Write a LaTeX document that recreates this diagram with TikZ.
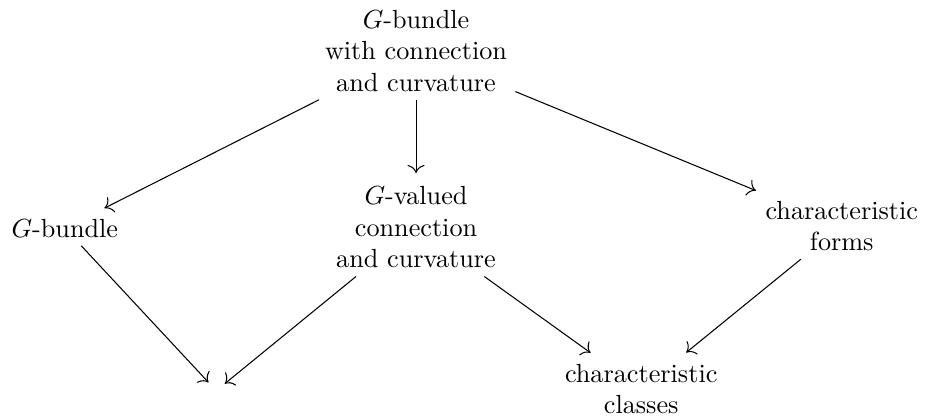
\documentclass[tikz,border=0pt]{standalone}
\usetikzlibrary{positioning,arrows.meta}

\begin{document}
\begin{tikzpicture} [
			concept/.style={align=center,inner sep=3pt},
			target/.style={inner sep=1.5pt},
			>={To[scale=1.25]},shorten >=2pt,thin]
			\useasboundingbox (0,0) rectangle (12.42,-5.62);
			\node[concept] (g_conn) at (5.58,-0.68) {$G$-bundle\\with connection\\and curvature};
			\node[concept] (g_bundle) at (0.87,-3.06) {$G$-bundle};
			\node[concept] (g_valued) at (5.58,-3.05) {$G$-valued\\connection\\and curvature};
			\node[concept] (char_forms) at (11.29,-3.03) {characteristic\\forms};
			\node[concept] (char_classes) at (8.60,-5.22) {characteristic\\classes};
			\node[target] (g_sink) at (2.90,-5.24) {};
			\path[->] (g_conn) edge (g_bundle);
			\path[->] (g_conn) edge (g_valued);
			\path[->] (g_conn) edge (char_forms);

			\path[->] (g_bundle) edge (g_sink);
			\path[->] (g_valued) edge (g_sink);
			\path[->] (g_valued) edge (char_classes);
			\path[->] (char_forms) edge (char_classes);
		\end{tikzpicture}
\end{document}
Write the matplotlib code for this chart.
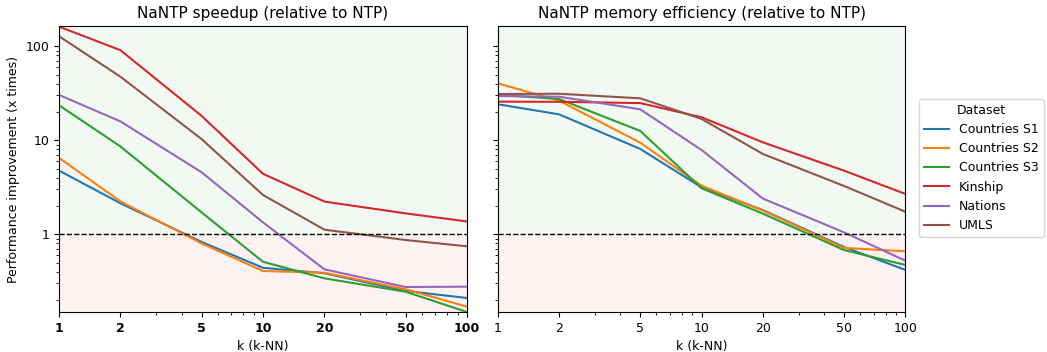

#### [To be done]
Output the full set of records above without changing a word, and drop the images.

#### [Response to the task]
Write a LaTeX document that recreates this diagram with TikZ.
\documentclass[tikz,border=0pt]{standalone}
\usetikzlibrary{positioning,arrows.meta}

\begin{document}
\begin{tikzpicture} [
			concept/.style={align=center,inner sep=3pt},
			target/.style={inner sep=1.5pt},
			>={To[scale=1.25]},shorten >=2pt,thin]
			\useasboundingbox (0,0) rectangle (12.42,-5.62);
			\node[concept] (g_conn) at (5.58,-0.68) {$G$-bundle\\with connection\\and curvature};
			\node[concept] (g_bundle) at (0.87,-3.06) {$G$-bundle};
			\node[concept] (g_valued) at (5.58,-3.05) {$G$-valued\\connection\\and curvature};
			\node[concept] (char_forms) at (11.29,-3.03) {characteristic\\forms};
			\node[concept] (char_classes) at (8.60,-5.22) {characteristic\\classes};
			\node[target] (g_sink) at (2.90,-5.24) {};
			\path[->] (g_conn) edge (g_bundle);
			\path[->] (g_conn) edge (g_valued);
			\path[->] (g_conn) edge (char_forms);

			\path[->] (g_bundle) edge (g_sink);
			\path[->] (g_valued) edge (g_sink);
			\path[->] (g_valued) edge (char_classes);
			\path[->] (char_forms) edge (char_classes);
		\end{tikzpicture}
\end{document}
Write the matplotlib code for this chart.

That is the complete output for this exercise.